1. In this randomized, double-blind, phase two trial, the use of golimumab led to more C-peptide production, indicative of improved endogenous function, compared to placebo in new type 1 diabetics.
2. Patients that received golimumab used less exogenous insulin compared to placebo.
Evidence Rating Level: 2 (Good)
Study Rundown: TNF-α has been implicated in the pathogenesis of type 1 diabetes. Golimumab is an antibody directed against TNF-α that has been approved for various other autoimmune diseases such as ulcerative colitis and rheumatoid arthritis. This was a randomized, double-blind, placebo-controlled trial of newly diagnosed type 1 diabetics treated with golimumab. The 4-hour C-peptide area under concentration-time curve (AUC) measured at 52 weeks was higher in the golimumab treated group compared to placebo which indicated a higher endogenous insulin production. At 52 weeks, there was a greater increase in insulin use in the placebo group. The trial was limited by the smaller number of participants. Furthermore, clinically relevant endpoints such as reductions in hypoglycemic events and quality of life were not investigated. Understandably given the short duration of the trial, diabetic complications such as retinopathy, neuropathy and nephropathy were not investigated but this will be important information to justify changes in practice in the future. Overall, the authors have demonstrated promising C-peptide responses with the use of golimumab which is indicative of improved beta-cell health but clinically relevant endpoints will be important investigational endpoints in further studies.
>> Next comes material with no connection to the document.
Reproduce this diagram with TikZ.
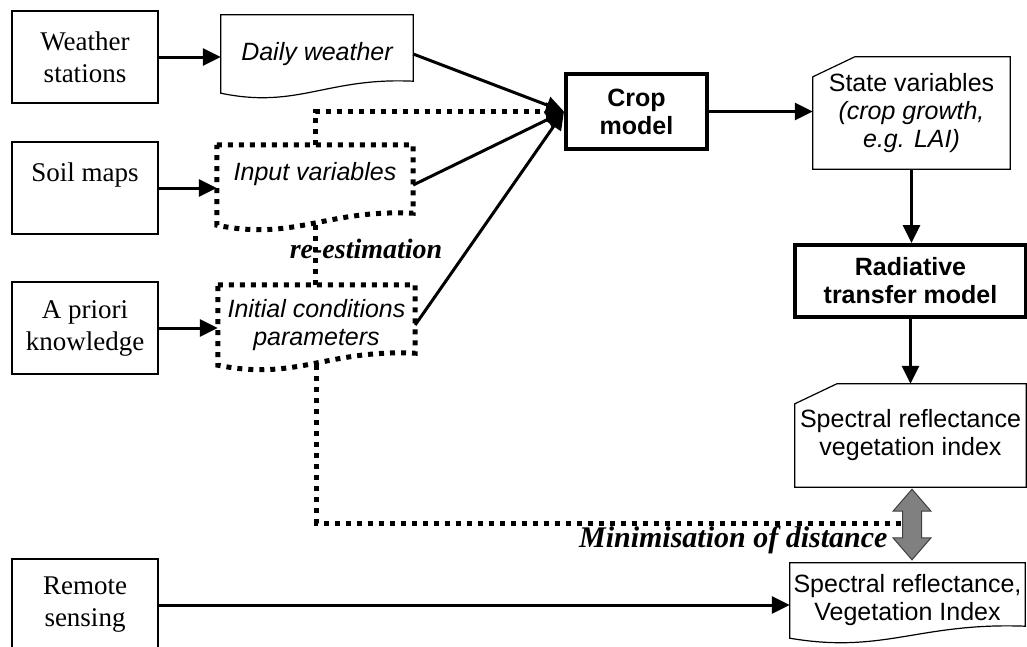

In-Depth [randomized controlled trial]: This was a phase two, double-blind, placebo-controlled, randomized trial examining the the use of golimumab to preserve beta cell function in 84 persons aged 6-21 who were newly diagnosed with type 1 diabetes (randomized within 100 days of diagnosis). The primary endpoint was assessed at 52 weeks. The mean 4-hour C-peptide AUC was higher in the golimumab group (0.64±0.42 vs. 0.43±0.39 pmol per milliliter; p <0.001). The least-squares mean change from baseline for insulin use was lower in the treatment group (0.07 U vs. 0.24 U per kilogram per day, p = 0.001) while HbA1c glycemic targets were similar (7.3±1.5% vs. 7.6±1.2%). The Hodges–Lehmann estimate of the median difference between treatment and placebo for fasting proinsulin to C-peptide was 0.124 (95% CI, 0.064 to 0.184), which indicated the treatment group may have had better beta-cell health. Infections were found in 71% of the treatment group, and 61% of the placebo group; a baseline decrease in neutrophil was higher in the treatment group (29% vs. 19%) where 4 patients had grade 3-4 neutropenia in the golimumab group. Hypoglycemia was higher in the golimumab group (23%) compared to the placebo (7%).